Thanks for the detailed proposal! Here is our analysis and thought on this proposal.
TL;DR
We agree that a quorum misaligned with voter participation can paralyze ArbitrumDAO, but we believe lowering the constitutional threshold from 5 % → 4.5 % exposes the treasury to avoidable economic risk. Under today’s conservative prices (ARB = 0.31 USD), the cost to buy the new quorum nearly approaches the 57 M USD of liquid assets in the treasury; a modest ETH rally or further ARB weakness could flip the cost‑benefit equation in favor of an attacker.
Numbers & Assumptions
Parameter | Value | Note |
---|---|---|
Votable supply (conservative) | 4.75 B ARB | |
ARB price (conservative) | 0.31 USD | conservative assumption |
Treasury USD stables | 33.9 M USD | STEP report Apr‑2025 |
Treasury ETH | 12.9 k ETH ≈ 23.2 M USD | ETH @ 1 799 USD STEP report Apr‑2025 |
Total liquid assets | 57.1 M USD | Sum of the above |
The proposed 4.5 % quorum equates to roughly 213.8 M ARB ≈ 66.3 M USD, only ~9 M USD above the treasury’s liquid holdings. If ARB fell below 0.27 USD or ETH printed new local highs, the attack could turn profitable.
Why a lower quorum creates a larger target
Lowering the quorum reduces the number of tokens required to govern, so the cost of a hostile take‑over falls one‑for‑one with the threshold. Because the treasury holds liquid ETH and stablecoins, an adversary could, in theory, borrow or purchase the necessary ARB, pass a withdrawal proposal, and exit with more value than they spent. This scenario is not merely academic; it is the same playbook that almost succeeded in Compound when a single whale (known as humpy) accumulated voting power and tried to funnel funds to a personal address, only to be stopped by emergency guardians and community outcry (see the incident analysis).
Limitations of the simple break‑even model
The calculation above is intentionally conservative. In reality,
(1) acquiring >200 M ARB would likely push the price up and inflate the attacker’s bill;
(2) a hostile actor could also dump the treasury’s own ARB on the market, extracting value well beyond our 57 M USD estimate; and
(3) OTC liquidity premiums and on‑chain slippage further distort the arithmetic.
At the same time, Arbitrum’s Security Council can pause malicious execution, so an incentive alone does not equal instant compromises, but the narrower the economic margin, the greater the reliance on emergency intervention.

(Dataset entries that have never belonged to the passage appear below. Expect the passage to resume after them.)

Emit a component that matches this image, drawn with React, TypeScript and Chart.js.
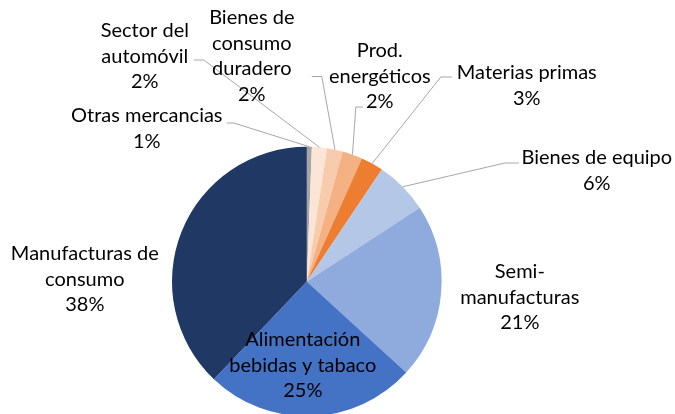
import React, { useEffect, useRef } from "react";
import { Chart, registerables } from "chart.js";

Chart.register(...registerables);

// ---- Data ----
const categories: string[] = [
  "Otras mercancias",
  "Sector del automóvil",
  "Bienes de consumo duradero",
  "Prod. energéticos",
  "Materias primas",
  "Bienes de equipo",
  "Semi-manufacturas",
  "Alimentación bebidas y tabaco",
  "Manufacturas de consumo",
];

const shares: number[] = [0.6, 1.8, 1.9, 2.4, 2.7, 6.4, 21.0, 25.3, 37.9];

// Label text lines (without percentage; percentage is appended from data)
const labelLines: string[][] = [
  ["Otras mercancias"],
  ["Sector del", "automóvil"],
  ["Bienes de", "consumo", "duradero"],
  ["Prod.", "energéticos"],
  ["Materias primas"],
  ["Bienes de equipo"],
  ["Semi-", "manufacturas"],
  ["Alimentación", "bebidas y tabaco"],
  ["Manufacturas de", "consumo"],
];

const sliceColors: string[] = [
  "#A5A5A5",
  "#FBE5D6",
  "#F8CBAD",
  "#F4B183",
  "#ED7D31",
  "#B4C7E7",
  "#8FAADC",
  "#4472C4",
  "#203864",
];

// ---- Layout (offsets from pie centre, px) ----
// [text centre dx, first line centre dy]
const labelOffsets: [number, number][] = [
  [-160, -165.5],
  [-162, -250.5],
  [-55, -263.5],
  [73, -230.5],
  [220, -208.5],
  [290, -123.5],
  [213, -9.5],
  [-4, 58.5],
  [-222, -27.5],
];
// leader: [startDx, startDy, elbowDx, elbowDy] or null
const leaderOffsets: ([number, number, number, number] | null)[] = [
  [-80, -158.5, -73, -158.5],
  [-113, -221.5, -103, -221.5],
  [5, -205, 15, -205],
  [56, -174.5, 49, -174.5],
  [145, -204.5, 134, -204.5],
  [212, -118.5, 198, -118.5],
  null,
  null,
  null,
];

const FONT_SIZE = 20;
const LINE_H = 25.5;
const FONT_FAMILY = "Lato, 'Open Sans', sans-serif";

const labelPlugin = {
  id: "pieLabels",
  afterDatasetsDraw(chart: any) {
    const ctx: CanvasRenderingContext2D = chart.ctx;
    const meta = chart.getDatasetMeta(0);
    const vals = chart.data.datasets[0].data as number[];
    ctx.save();
    meta.data.forEach((arc: any, i: number) => {
      const { x, y, startAngle, endAngle, outerRadius } = arc.getProps(
        ["x", "y", "startAngle", "endAngle", "outerRadius"],
        true
      );
      const mid = (startAngle + endAngle) / 2;
      const ex = x + Math.cos(mid) * outerRadius;
      const ey = y + Math.sin(mid) * outerRadius;
      const ld = leaderOffsets[i];
      if (ld) {
        ctx.beginPath();
        ctx.strokeStyle = "#A6A6A6";
        ctx.lineWidth = 1;
        ctx.moveTo(x + ld[0], y + ld[1]);
        ctx.lineTo(x + ld[2], y + ld[3]);
        ctx.lineTo(ex, ey);
        ctx.stroke();
      }
      const lines = [...labelLines[i], Math.round(vals[i]) + "%"];
      const [dx, dy] = labelOffsets[i];
      ctx.fillStyle = "#000000";
      ctx.font = `${FONT_SIZE}px ${FONT_FAMILY}`;
      ctx.textAlign = "center";
      ctx.textBaseline = "middle";
      lines.forEach((t, k) => {
        ctx.fillText(t, x + dx, y + dy + k * LINE_H);
      });
    });
    ctx.restore();
  },
};

export default function App() {
  const ref = useRef<HTMLCanvasElement | null>(null);
  useEffect(() => {
    document.body.style.margin = "0";
    const canvas = ref.current!;
    const chart = new Chart(canvas, {
      type: "pie",
      data: {
        labels: categories,
        datasets: [
          {
            data: shares,
            backgroundColor: sliceColors,
            borderWidth: 0,
            hoverBorderWidth: 0,
            hoverOffset: 0,
          } as any,
        ],
      },
      options: {
        responsive: false,
        animation: false,
        events: [],
        rotation: 0,
        layout: {
          padding: { left: 172, right: 233.4, top: 146.7, bottom: 33.7 },
        },
        plugins: {
          legend: { display: false },
          tooltip: { enabled: false },
        },
      },
      plugins: [labelPlugin],
    });
    return () => chart.destroy();
  }, []);
  return (
    <div
      style={{
        width: 675,
        height: 414,
        overflow: "hidden",
        position: "relative",
        background: "#ffffff",
      }}
    >
      <canvas
        ref={ref}
        width={675}
        height={450}
        style={{ position: "absolute", left: 0, top: 0, width: 675, height: 450 }}
      />
    </div>
  );
}
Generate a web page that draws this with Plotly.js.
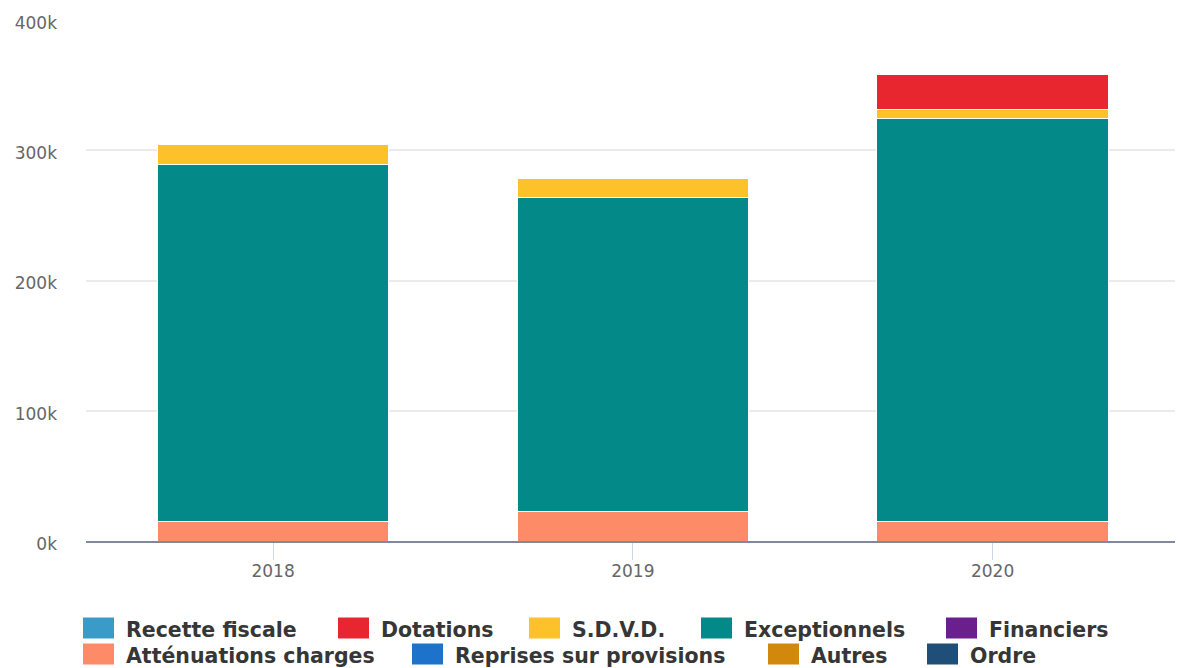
<!DOCTYPE html>
<html>
<head>
<meta charset="utf-8">
<script src="https://cdn.plot.ly/plotly-3.0.1.min.js"></script>
<style>html,body{margin:0;padding:0;background:#fff;}#chart{width:1178px;height:668px;}</style>
</head>
<body>
<div id="chart"></div>
<script>
// ---- data ----
var years = ['2018', '2019', '2020'];
var recetteFiscale = [0, 0, 0];
var dotations = [0, 0, 27000];
var sdvd = [15100, 14000, 6800];
var exceptionnels = [274500, 241700, 309900];
var financiers = [0, 0, 0];
var attenuations = [14600, 22300, 14600];
var reprises = [0, 0, 0];
var autres = [0, 0, 0];
var ordre = [0, 0, 0];
var yTickVals = [0, 100000, 200000, 300000, 400000];
var yTickLabels = ['0k', '100k', '200k', '300k', '400k'];

// series: stacking order bottom -> top
var series = [
  {name: 'Atténuations charges', y: attenuations, color: '#fe8b67'},
  {name: 'Exceptionnels', y: exceptionnels, color: '#038a88'},
  {name: 'S.D.V.D.', y: sdvd, color: '#fdc22a'},
  {name: 'Dotations', y: dotations, color: '#e8262f'},
  {name: 'Recette fiscale', y: recetteFiscale, color: '#3a9bc8'},
  {name: 'Financiers', y: financiers, color: '#6b1f8c'},
  {name: 'Reprises sur provisions', y: reprises, color: '#1d72c9'},
  {name: 'Autres', y: autres, color: '#d2870d'},
  {name: 'Ordre', y: ordre, color: '#1f4e78'}
];
var legendRows = [
  ['Recette fiscale', 'Dotations', 'S.D.V.D.', 'Exceptionnels', 'Financiers'],
  ['Atténuations charges', 'Reprises sur provisions', 'Autres', 'Ordre']
];

// ---- layout geometry ----
var W = 1178, H = 668;
var M = {l: 86, r: 3, t: 20, b: 127};
var pw = W - M.l - M.r, ph = H - M.t - M.b;
function px(x) { return (x - M.l) / pw; }
function py(y) { return (H - M.b - y) / ph; }

var traces = series.map(function (s) {
  return {
    type: 'bar', name: s.name, x: years, y: s.y,
    marker: {color: s.color, line: {color: '#ffffff', width: 1}},
    showlegend: false, hoverinfo: 'x+y+name'
  };
});

// legend drawn as shapes + text
var swatchX = [[83, 338, 529, 701, 946], [83, 412, 768, 927]];
var rowY = [628, 654];
var shapes = [], annotations = [];
legendRows.forEach(function (row, r) {
  row.forEach(function (name, i) {
    var s = series.filter(function (d) { return d.name === name; })[0];
    var x0 = swatchX[r][i];
    shapes.push({
      type: 'rect', xref: 'paper', yref: 'paper',
      x0: px(x0), x1: px(x0 + 31), y0: py(rowY[r] - 10.5), y1: py(rowY[r] + 10.5),
      fillcolor: s.color, line: {width: 0}
    });
    annotations.push({
      xref: 'paper', yref: 'paper', x: px(x0 + 41), y: py(rowY[r] + 2),
      xanchor: 'left', yanchor: 'middle', showarrow: false, text: name,
      font: {family: 'DejaVu Sans', size: 20.5, weight: 'bold', color: '#363636'}
    });
  });
});

var layout = {
  width: W, height: H,
  margin: M,
  paper_bgcolor: '#ffffff', plot_bgcolor: '#ffffff',
  barmode: 'stack', bargap: 0.356,
  showlegend: false,
  xaxis: {
    type: 'category', range: [-0.52, 2.507], fixedrange: true,
    showgrid: false, zeroline: false,
    showline: true, linecolor: '#7f8998', linewidth: 2,
    ticks: 'outside', ticklen: 17, tickwidth: 1, tickcolor: '#ccd6eb',
    ticklabelstandoff: -3,
    tickfont: {family: 'DejaVu Sans', size: 17, color: '#666666'}
  },
  yaxis: {
    range: [0, 400000], fixedrange: true,
    tickvals: yTickVals, ticktext: yTickLabels,
    showgrid: true, gridcolor: '#ebebeb', gridwidth: 2,
    zeroline: false, showline: false, ticks: '',
    ticklabelstandoff: 28, ticklabelshift: 3,
    tickfont: {family: 'DejaVu Sans', size: 17, color: '#666666'}
  },
  shapes: shapes,
  annotations: annotations
};

Plotly.newPlot('chart', traces, layout, {displayModeBar: false, staticPlot: true});
</script>
</body>
</html>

Possible alternative – Treasury Delegation
Rather than lowering the quorum, we advocate treasury delegation. By delegating a slice of the DAO‑owned ARB. say ≈ 22 M ARB, to a curated set of active, accountable delegates, the DAO lifts effective participation while keeping the constitutional threshold intact, as described by @cupojoseph.
To be more concrete, we believe a treasury delegation scheme should follow three principles. First, it must avoid over-concentrating voting power: the allocation should be evenly spread across a fixed, moderate-sized cohort of delegates. Second, delegate selection should rely on transparent, objective metrics, such as past voting attendance and alignment scores, so that anyone can independently verify fairness. Third, every delegation should carry a hard expiry that auto-revokes voting power unless the DAO explicitly renews it, preventing perpetual entrenchment.
At the same time, we understand that this is not the ideal solution, but rather something temporal. We also believe that there needs to be a fundamental solution implemented so that token holders are encouraged to vote/delegate to strengthen this DAO governance.
Conclusion
Lowering the quorum fixes a short‑term participation symptom, but it shifts systemic risk onto the Security Council and narrows the economic moat around the treasury. Delegating dormant ARB from the treasury to proven delegates achieves the same practical goal, more votes, while preserving the cost of a buy‑out. We therefore oppose the 4.5 % proposal and urge the DAO to pursue treasury delegation or other alternatives instead.